[START SOURCE RECORDS]
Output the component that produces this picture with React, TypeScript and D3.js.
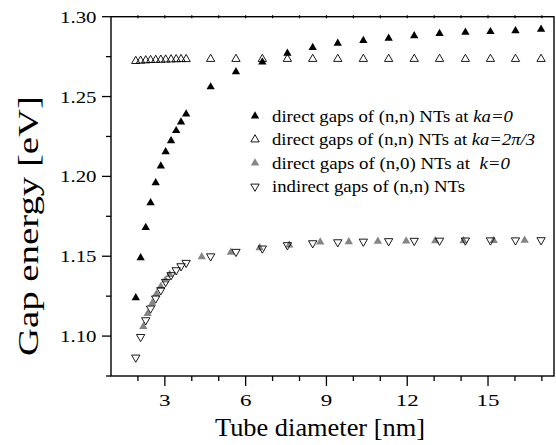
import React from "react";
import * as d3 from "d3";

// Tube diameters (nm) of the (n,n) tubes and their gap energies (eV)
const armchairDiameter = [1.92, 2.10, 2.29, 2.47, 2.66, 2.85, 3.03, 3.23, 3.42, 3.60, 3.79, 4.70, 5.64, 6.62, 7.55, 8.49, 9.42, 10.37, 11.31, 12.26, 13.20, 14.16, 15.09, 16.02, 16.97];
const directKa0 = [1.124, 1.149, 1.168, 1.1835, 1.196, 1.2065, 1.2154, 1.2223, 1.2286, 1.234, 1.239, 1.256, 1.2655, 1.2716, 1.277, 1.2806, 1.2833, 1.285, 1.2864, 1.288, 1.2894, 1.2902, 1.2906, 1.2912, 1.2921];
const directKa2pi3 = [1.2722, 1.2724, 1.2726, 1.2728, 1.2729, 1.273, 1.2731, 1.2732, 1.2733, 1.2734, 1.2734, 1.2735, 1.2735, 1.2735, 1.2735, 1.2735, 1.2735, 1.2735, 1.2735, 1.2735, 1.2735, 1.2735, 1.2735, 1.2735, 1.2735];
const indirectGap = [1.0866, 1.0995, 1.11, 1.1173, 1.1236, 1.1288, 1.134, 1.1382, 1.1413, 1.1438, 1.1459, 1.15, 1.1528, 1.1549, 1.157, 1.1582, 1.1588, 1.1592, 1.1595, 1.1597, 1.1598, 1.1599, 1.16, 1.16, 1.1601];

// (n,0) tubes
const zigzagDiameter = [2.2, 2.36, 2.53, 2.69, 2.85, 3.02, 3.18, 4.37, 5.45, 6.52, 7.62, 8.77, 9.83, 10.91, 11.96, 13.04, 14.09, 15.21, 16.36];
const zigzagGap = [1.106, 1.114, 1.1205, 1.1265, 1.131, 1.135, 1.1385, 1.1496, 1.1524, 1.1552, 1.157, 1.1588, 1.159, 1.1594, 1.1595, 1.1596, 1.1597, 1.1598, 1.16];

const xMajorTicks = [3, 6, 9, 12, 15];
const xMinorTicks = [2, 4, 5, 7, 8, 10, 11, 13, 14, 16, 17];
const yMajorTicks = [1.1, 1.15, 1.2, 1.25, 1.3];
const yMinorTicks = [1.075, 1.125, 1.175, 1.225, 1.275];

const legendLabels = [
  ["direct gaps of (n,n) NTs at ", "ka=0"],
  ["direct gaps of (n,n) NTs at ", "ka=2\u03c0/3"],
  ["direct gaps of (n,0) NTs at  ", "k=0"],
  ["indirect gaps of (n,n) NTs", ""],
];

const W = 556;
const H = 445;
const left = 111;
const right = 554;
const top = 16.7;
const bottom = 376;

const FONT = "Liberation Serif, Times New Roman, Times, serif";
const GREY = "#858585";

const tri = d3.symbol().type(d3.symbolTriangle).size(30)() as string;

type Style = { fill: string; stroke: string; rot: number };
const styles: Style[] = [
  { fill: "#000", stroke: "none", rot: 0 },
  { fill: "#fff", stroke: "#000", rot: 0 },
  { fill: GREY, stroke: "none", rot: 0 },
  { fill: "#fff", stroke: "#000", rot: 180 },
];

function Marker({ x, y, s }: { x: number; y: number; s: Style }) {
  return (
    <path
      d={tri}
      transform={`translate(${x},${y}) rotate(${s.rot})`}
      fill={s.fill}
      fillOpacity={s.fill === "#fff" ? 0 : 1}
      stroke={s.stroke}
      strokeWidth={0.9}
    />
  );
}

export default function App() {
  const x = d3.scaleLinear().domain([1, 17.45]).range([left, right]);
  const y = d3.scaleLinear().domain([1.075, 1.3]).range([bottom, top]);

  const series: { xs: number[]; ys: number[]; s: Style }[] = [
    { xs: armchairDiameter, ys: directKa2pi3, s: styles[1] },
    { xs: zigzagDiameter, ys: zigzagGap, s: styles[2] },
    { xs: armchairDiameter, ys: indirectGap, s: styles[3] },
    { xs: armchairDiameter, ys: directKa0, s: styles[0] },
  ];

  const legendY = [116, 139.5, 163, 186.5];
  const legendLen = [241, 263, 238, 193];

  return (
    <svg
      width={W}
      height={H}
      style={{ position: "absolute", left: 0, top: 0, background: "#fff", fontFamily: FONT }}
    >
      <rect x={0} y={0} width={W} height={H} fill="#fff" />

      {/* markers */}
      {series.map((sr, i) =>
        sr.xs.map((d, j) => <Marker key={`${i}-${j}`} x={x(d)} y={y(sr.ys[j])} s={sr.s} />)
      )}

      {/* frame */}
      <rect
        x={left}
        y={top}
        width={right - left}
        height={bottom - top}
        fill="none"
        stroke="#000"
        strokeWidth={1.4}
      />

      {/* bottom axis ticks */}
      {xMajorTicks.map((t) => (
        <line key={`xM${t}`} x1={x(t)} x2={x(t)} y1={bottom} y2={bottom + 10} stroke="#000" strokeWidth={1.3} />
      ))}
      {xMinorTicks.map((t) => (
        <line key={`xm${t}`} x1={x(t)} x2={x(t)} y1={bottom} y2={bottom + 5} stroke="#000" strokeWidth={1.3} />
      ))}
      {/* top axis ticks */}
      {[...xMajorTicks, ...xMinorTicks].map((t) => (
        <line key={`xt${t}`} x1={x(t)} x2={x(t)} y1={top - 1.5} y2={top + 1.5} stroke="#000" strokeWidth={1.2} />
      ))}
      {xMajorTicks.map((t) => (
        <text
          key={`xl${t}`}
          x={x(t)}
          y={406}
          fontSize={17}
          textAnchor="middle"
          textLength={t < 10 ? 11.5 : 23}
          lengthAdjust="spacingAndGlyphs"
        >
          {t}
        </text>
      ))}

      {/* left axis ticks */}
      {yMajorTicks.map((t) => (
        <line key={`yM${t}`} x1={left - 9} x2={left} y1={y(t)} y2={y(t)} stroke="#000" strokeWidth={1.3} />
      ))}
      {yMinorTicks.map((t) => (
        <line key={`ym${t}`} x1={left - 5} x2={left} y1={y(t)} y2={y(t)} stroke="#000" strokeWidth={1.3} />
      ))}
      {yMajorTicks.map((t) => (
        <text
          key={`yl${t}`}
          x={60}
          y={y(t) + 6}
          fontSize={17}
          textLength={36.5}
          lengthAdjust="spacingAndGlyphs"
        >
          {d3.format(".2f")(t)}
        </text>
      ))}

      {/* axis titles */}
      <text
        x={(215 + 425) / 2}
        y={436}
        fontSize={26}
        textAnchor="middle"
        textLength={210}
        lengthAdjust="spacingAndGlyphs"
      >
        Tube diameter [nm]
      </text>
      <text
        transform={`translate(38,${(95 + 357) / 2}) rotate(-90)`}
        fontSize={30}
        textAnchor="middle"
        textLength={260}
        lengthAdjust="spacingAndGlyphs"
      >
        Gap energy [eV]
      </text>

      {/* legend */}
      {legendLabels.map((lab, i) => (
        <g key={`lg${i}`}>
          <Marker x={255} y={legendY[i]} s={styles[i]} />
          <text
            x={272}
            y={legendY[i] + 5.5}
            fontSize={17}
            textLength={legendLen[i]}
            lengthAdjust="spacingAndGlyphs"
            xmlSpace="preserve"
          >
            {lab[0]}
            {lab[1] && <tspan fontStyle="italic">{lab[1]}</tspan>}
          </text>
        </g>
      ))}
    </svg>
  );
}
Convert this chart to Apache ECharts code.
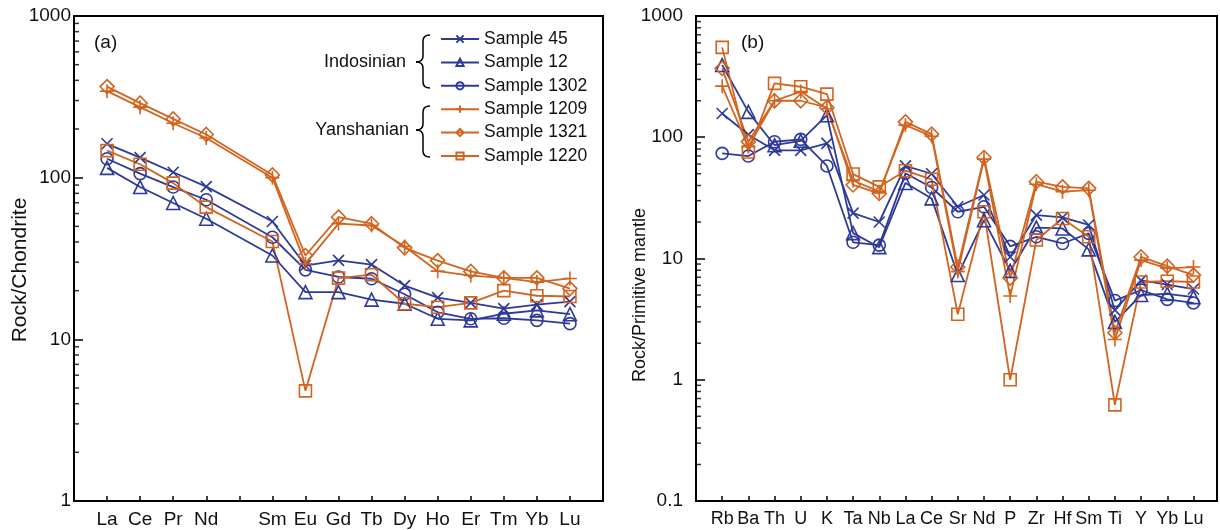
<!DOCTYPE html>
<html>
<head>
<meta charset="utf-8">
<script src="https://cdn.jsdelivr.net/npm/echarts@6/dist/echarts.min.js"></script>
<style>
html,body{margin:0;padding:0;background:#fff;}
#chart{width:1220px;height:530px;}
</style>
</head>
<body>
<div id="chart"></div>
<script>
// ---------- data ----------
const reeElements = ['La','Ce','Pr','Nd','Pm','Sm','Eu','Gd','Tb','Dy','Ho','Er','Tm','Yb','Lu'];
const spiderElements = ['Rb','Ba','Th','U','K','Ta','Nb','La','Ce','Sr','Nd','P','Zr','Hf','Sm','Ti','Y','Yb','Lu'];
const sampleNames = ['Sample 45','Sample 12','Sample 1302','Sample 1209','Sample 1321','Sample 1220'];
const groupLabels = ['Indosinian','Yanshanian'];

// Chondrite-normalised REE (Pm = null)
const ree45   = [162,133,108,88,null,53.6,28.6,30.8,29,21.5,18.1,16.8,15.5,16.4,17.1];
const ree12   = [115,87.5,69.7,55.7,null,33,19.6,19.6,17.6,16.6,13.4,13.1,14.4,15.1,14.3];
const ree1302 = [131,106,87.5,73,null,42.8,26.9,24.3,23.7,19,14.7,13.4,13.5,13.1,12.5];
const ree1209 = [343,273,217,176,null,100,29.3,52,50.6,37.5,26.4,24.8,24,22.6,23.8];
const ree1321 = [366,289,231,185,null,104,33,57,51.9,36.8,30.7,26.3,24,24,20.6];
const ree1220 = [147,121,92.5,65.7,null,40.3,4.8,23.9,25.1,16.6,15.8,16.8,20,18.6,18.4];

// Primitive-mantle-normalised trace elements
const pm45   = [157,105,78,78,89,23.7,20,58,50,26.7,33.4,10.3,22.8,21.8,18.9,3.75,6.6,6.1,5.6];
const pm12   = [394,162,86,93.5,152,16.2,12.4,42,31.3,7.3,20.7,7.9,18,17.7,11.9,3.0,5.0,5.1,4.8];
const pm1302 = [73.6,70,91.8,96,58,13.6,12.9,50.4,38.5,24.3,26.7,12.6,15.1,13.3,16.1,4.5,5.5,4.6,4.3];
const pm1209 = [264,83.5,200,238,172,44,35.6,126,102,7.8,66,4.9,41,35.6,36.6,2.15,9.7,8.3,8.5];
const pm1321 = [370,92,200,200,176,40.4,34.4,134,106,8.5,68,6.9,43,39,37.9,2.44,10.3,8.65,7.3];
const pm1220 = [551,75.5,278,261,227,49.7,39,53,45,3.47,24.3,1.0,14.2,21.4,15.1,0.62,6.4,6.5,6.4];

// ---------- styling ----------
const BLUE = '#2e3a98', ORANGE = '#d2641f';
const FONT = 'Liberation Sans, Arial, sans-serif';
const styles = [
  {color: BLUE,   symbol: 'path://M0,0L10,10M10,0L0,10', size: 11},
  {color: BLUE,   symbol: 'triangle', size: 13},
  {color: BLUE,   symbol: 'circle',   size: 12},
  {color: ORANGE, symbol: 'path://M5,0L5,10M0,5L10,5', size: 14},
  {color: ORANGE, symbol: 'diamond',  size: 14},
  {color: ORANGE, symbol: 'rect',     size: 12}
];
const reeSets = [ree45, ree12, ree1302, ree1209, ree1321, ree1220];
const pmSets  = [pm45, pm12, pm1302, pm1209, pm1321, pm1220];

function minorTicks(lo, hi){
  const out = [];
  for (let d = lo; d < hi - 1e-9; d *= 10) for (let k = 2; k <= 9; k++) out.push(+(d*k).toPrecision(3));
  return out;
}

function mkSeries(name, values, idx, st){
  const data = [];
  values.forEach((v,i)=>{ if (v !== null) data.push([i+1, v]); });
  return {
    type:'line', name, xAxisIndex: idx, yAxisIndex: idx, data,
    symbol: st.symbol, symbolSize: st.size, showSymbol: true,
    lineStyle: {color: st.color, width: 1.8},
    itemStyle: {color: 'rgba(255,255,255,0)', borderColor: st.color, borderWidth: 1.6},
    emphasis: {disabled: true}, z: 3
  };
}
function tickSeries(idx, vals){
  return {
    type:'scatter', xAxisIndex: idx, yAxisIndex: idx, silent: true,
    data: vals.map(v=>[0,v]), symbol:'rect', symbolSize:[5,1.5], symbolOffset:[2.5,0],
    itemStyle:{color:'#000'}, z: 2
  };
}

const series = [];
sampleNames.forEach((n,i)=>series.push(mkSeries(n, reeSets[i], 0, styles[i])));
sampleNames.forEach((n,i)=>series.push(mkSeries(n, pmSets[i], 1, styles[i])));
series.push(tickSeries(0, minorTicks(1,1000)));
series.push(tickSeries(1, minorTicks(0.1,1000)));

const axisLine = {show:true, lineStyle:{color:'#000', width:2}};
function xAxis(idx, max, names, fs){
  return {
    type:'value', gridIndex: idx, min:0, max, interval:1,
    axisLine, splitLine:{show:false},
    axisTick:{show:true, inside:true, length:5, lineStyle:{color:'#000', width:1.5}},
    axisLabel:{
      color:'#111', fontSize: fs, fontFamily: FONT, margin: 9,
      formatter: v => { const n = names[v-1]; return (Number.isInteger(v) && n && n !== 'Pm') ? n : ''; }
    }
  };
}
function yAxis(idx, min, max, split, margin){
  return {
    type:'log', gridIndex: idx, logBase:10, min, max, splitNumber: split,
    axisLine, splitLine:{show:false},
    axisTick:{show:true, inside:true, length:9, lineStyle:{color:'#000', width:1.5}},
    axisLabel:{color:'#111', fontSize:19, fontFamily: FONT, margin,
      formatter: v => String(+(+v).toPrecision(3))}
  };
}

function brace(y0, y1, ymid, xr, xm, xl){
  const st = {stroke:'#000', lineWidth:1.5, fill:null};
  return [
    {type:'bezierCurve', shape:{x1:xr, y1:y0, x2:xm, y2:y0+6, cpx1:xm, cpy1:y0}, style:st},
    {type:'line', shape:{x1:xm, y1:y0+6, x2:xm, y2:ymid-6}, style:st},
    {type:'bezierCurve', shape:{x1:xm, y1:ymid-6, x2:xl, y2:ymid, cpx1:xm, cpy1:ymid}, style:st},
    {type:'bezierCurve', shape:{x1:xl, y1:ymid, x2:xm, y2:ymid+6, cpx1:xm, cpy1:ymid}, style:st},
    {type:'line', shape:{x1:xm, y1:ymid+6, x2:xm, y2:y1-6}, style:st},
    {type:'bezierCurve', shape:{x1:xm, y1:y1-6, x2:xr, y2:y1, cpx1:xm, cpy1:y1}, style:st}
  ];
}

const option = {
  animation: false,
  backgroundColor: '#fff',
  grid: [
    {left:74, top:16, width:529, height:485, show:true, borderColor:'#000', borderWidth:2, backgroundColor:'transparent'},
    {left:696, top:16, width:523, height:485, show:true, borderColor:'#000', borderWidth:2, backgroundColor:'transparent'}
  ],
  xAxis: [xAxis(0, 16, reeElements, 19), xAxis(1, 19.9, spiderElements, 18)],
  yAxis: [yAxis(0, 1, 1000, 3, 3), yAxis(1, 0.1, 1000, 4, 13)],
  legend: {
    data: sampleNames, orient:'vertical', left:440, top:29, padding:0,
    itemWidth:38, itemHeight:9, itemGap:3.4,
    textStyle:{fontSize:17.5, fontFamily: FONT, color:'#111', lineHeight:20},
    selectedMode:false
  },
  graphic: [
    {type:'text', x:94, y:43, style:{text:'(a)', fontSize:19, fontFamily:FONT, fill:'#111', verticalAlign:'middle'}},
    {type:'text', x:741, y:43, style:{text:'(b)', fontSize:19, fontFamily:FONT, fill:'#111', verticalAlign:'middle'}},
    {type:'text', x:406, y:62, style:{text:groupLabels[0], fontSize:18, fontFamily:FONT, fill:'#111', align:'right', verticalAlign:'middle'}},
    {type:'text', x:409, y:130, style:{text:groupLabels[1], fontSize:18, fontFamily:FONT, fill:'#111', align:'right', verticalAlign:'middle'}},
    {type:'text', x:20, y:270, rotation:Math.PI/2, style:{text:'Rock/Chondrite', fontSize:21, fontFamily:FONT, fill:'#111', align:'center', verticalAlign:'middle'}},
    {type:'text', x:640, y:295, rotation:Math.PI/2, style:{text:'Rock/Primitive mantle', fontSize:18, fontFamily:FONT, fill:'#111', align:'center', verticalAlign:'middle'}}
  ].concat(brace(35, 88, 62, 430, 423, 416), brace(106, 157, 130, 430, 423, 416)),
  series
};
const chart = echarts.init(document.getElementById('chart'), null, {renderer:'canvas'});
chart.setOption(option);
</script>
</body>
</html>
[END SOURCE RECORDS]
■ TASK REQUIREMENTS
Leave the pictures out and reproduce exactly the lines from the top of the listing above through the line with "const tri = d3.symbol().type(d3.symbolTriangle).size(30)()".

■ RESULT OF THIS TASK
Output the component that produces this picture with React, TypeScript and D3.js.
import React from "react";
import * as d3 from "d3";

// Tube diameters (nm) of the (n,n) tubes and their gap energies (eV)
const armchairDiameter = [1.92, 2.10, 2.29, 2.47, 2.66, 2.85, 3.03, 3.23, 3.42, 3.60, 3.79, 4.70, 5.64, 6.62, 7.55, 8.49, 9.42, 10.37, 11.31, 12.26, 13.20, 14.16, 15.09, 16.02, 16.97];
const directKa0 = [1.124, 1.149, 1.168, 1.1835, 1.196, 1.2065, 1.2154, 1.2223, 1.2286, 1.234, 1.239, 1.256, 1.2655, 1.2716, 1.277, 1.2806, 1.2833, 1.285, 1.2864, 1.288, 1.2894, 1.2902, 1.2906, 1.2912, 1.2921];
const directKa2pi3 = [1.2722, 1.2724, 1.2726, 1.2728, 1.2729, 1.273, 1.2731, 1.2732, 1.2733, 1.2734, 1.2734, 1.2735, 1.2735, 1.2735, 1.2735, 1.2735, 1.2735, 1.2735, 1.2735, 1.2735, 1.2735, 1.2735, 1.2735, 1.2735, 1.2735];
const indirectGap = [1.0866, 1.0995, 1.11, 1.1173, 1.1236, 1.1288, 1.134, 1.1382, 1.1413, 1.1438, 1.1459, 1.15, 1.1528, 1.1549, 1.157, 1.1582, 1.1588, 1.1592, 1.1595, 1.1597, 1.1598, 1.1599, 1.16, 1.16, 1.1601];

// (n,0) tubes
const zigzagDiameter = [2.2, 2.36, 2.53, 2.69, 2.85, 3.02, 3.18, 4.37, 5.45, 6.52, 7.62, 8.77, 9.83, 10.91, 11.96, 13.04, 14.09, 15.21, 16.36];
const zigzagGap = [1.106, 1.114, 1.1205, 1.1265, 1.131, 1.135, 1.1385, 1.1496, 1.1524, 1.1552, 1.157, 1.1588, 1.159, 1.1594, 1.1595, 1.1596, 1.1597, 1.1598, 1.16];

const xMajorTicks = [3, 6, 9, 12, 15];
const xMinorTicks = [2, 4, 5, 7, 8, 10, 11, 13, 14, 16, 17];
const yMajorTicks = [1.1, 1.15, 1.2, 1.25, 1.3];
const yMinorTicks = [1.075, 1.125, 1.175, 1.225, 1.275];

const legendLabels = [
  ["direct gaps of (n,n) NTs at ", "ka=0"],
  ["direct gaps of (n,n) NTs at ", "ka=2\u03c0/3"],
  ["direct gaps of (n,0) NTs at  ", "k=0"],
  ["indirect gaps of (n,n) NTs", ""],
];

const W = 556;
const H = 445;
const left = 111;
const right = 554;
const top = 16.7;
const bottom = 376;

const FONT = "Liberation Serif, Times New Roman, Times, serif";
const GREY = "#858585";

const tri = d3.symbol().type(d3.symbolTriangle).size(30)() as string;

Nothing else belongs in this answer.